7 En premier lieu, les parties requérantes font valoir que, si la Commission considérait que les avantages accordés à BAe et à RG constituaient des aides d'État incompatibles avec le Marché commun, elle aurait dû ouvrir la procédure prévue à l'article 93, paragraphe 2, du traité et mettre ainsi les intéressées en mesure de présenter leurs observations. La Commission ne saurait dénier à la décision litigieuse un caractère autonome par rapport à la décision 89-58, étant donné qu'elle qualifie les avantages litigieux d'aides d'État, qu'elle constate leur incompatibilité avec le Marché commun, qu'elle procède à une évaluation de leur montant et qu'elle en ordonne la récupération.

8 La Commission se défend en faisant valoir que la décision litigieuse ne revêt aucun caractère autonome par rapport à la décision 89-58, précitée, qui aurait fixé un ensemble de conditions auxquelles était soumise l'approbation des aides communiquées à l'époque par le Royaume-Uni et que cette décision était directement exécutoire.

9 Pour examiner le bien-fondé de ce moyen, il convient de rappeler le régime établi par l'article 93, paragraphe 2, du traité et les pouvoirs dont la Commission est investie en vertu de cette disposition.
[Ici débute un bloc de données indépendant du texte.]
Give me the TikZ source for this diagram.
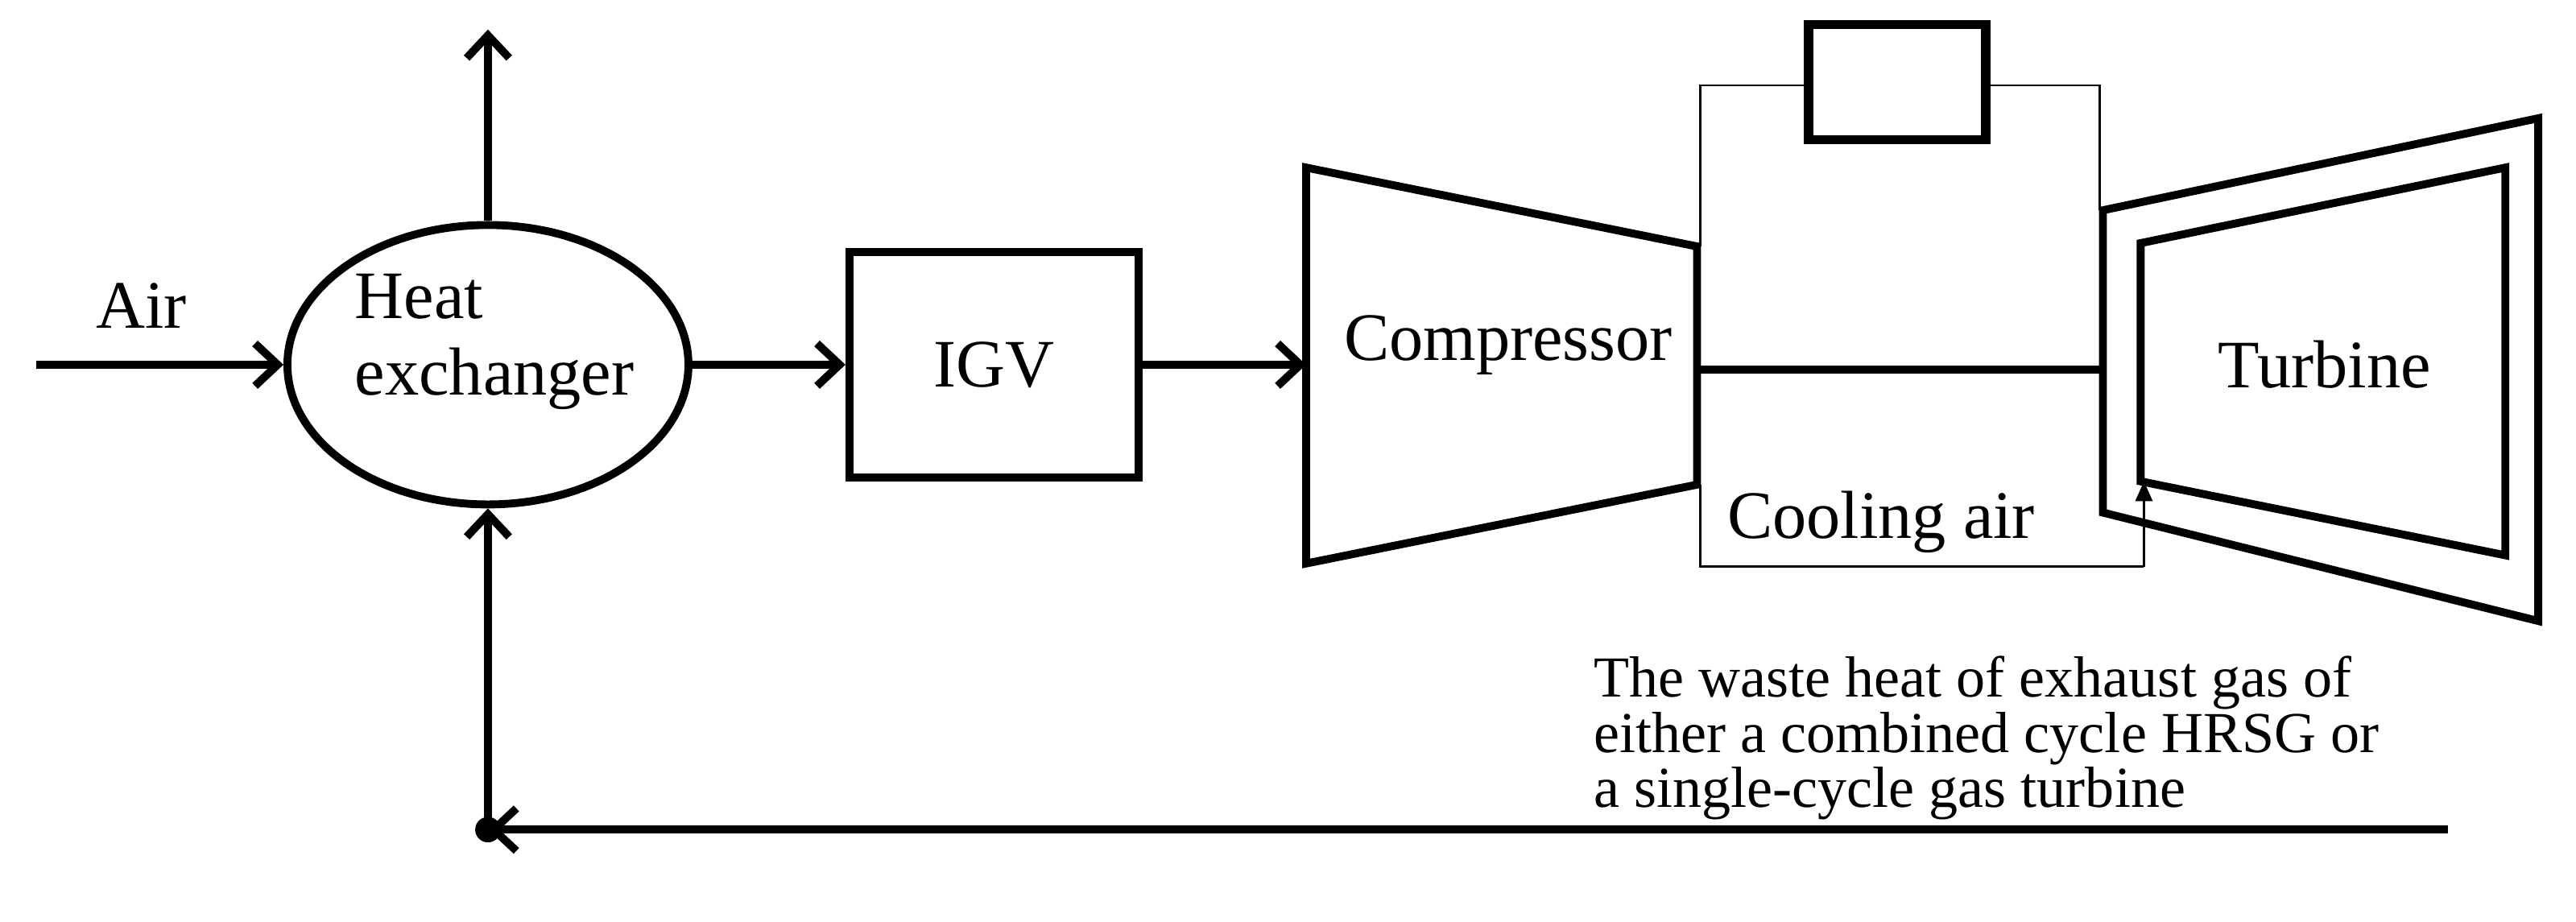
\documentclass[tikz,border=0pt]{standalone}
\usepackage{fontspec}
\setmainfont{Liberation Serif}
\usetikzlibrary{arrows.meta,shapes.geometric}
\begin{document}
\begin{tikzpicture}[x=0.0204cm,y=-0.0204cm,
  thk/.style={line width=2.8pt},
  thn/.style={line width=0.8pt},
  arr/.style={thk,-{Straight Barb[length=8pt,width=15pt,line width=2.8pt]}},
  lbl/.style={font=\fontsize{24}{27}\selectfont}]
\useasboundingbox (0,0) rectangle (1568,561);
% heat exchanger
\node[thk,draw,ellipse,minimum width=4.98cm,minimum height=3.47cm,inner sep=0] (hx) at (297,222) {};
\node[lbl,align=left,anchor=west] (hxt1) at (210,208) {Heat\\exchanger};
\coordinate (airS) at (22,222);
\draw[arr] (airS) -- (hx.west);
\node[lbl] (air) at (86,186) {Air};
\coordinate (up) at (297,18);
\draw[arr] (hx.north) -- (up);
% IGV
\node[thk,draw,minimum width=3.59cm,minimum height=2.8cm,lbl] (igv) at (605,222) {IGV};
\draw[arr] (hx.east) -- (igv.west);
\coordinate (cin) at (795,222);
\draw[arr] (igv.east) -- (cin);
% compressor
\draw[thk,line join=miter] (795,102) -- (1033,150) -- (1033,295) -- (795,343) -- cycle;
\node[lbl] (comp) at (918,210) {Compressor};
% shaft
\coordinate (sh1) at (1033,225); \coordinate (sh2) at (1280,225);
\draw[thk] (sh1) -- (sh2);
% top thin loop and box
\node[draw,line width=3.4pt,minimum width=2.2cm,minimum height=1.43cm] (box) at (1155,50) {};
\draw[thn] (1035,150) -- (1035,52) -- (box.west |- 0,52);
\draw[thn] (box.east |- 0,52) -- (1278,52) -- (1278,128);
% cooling air
\draw[thn] (1035,295) -- (1035,345) -- (1305,345);
\draw[thn,-{Triangle[length=7pt,width=6pt]}] (1305,345) -- (1305,293);
\node[lbl] (cool) at (1145,318) {Cooling air};
% turbine
\draw[thk,line join=miter] (1280,128) -- (1545,72) -- (1545,378) -- (1280,312) -- cycle;
\draw[thk,line join=miter] (1303,148) -- (1525,102) -- (1525,338) -- (1303,293) -- cycle;
\node[lbl] (turb) at (1415,222) {Turbine};
% waste heat text
\node[anchor=north west,align=left,font=\fontsize{20.5}{19.5}\selectfont,inner sep=0] (waste) at (970,399)
 {The waste heat of exhaust gas of\\either a combined cycle HRSG or\\a single-cycle gas turbine};
% return line
\coordinate (rs) at (1490,505); \coordinate (dot) at (297,505);
\draw[arr] (rs) -- (dot);
\fill (dot) circle (4.5pt);
\draw[arr] (dot) -- (hx.south);
\end{tikzpicture}
\end{document}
10 A cet égard, il y a lieu de relever que l'article 93, paragraphe 2, premier alinéa, confère à la Commission la responsabilité de mettre en œuvre, sous le contrôle de la Cour, une procédure spéciale organisant l'examen permanent et le contrôle des aides que les États membres ont l'intention d'instituer(voir arrêt du 14 février 1990, France/Commission, C-301-87, Rec. p. I-307). La reconnaissance de l'incompatibilité éventuelle d'une aide avec le Marché commun ne peut intervenir qu'à l'issue de cette procédure, au cours de laquelle la Commission a notamment l'obligation de mettre les intéressés en demeure de présenter leurs observations.

11 Si l'État ne se conforme pas à une décision de la Commission constatant l'incompatibilité des aides projetées ou ne respecte pas les conditions auxquelles la Commission a soumis une décision d'approbation de ces aides, celle-ci peut, au titre de l'article 93, paragraphe 2, deuxième alinéa, saisir directement la Cour de justice par dérogation aux articles 169 et 170 du traité.

12 Il résulte des développements qui précèdent que, dans l'hypothèse où elle considérait que le gouvernement du Royaume-Uni n'avait pas respecté certaines conditions auxquelles était soumise la décision 89-58, la Commission aurait dû, en vertu de l'article 93, paragraphe 2, deuxième alinéa, saisir directement la Cour d'un recours introduit contre le Royaume-Uni.

13 Dans l'hypothèse où elle estimait que le gouvernement du Royaume-Uni avait procédé au versement de nouvelles aides qui n'avaient pas fait l'objet d'un examen au cours de la procédure ayant abouti à la décision 89-58, la Commission avait l'obligation d'ouvrir la procédure spéciale prévue à l'article 93, paragraphe 2, premier alinéa, et de mettre les intéressés en demeure de présenter leurs observations.

14 Il est vrai que la Cour a jugé dans l'arrêt du 3 octobre 1991, Italie/Commission, point 20 (C-261-89, Rec. p. I-0000), que, lorsque la Commission examine, dans une telle situation, la compatibilité d'une aide d'État avec le Marché commun, elle doit prendre en considération tous les éléments pertinents, y compris, le cas échéant, le contexte déjà apprécié dans une décision antérieure, ainsi que les obligations que cette décision antérieure a pu imposer à un État membre. Toutefois, un tel examen doit se faire dans le respect des procédures prévues par le traité.

15 Dans ces conditions, sans qu'il soit besoin d'examiner les autres moyens, il y a lieu d'annuler la décision de la Commission du 17 juillet 1990, dans la mesure où elle exige du Royaume-Uni la récupération d'une somme de 44,4 millions de UKL, considérée comme constituant une aide d'État.

Sur les dépens

16 Aux termes de l'article 69, paragraphe 2, du règlement de procédure, toute partie qui succombe est condamnée aux dépens. La Commission ayant succombé en ses moyens, il y a lieu de la condamner aux dépens.

Par ces motifs,

LA COUR déclare et arrête:

1) La décision de la Commission du 17 juillet 1990 est annulée dans la mesure où elle exige du Royaume-Uni la récupération d'une somme de 44,4 millions de UKL, considérée comme constituant une aide d'État.

2) La Commission est condamnée aux dépens.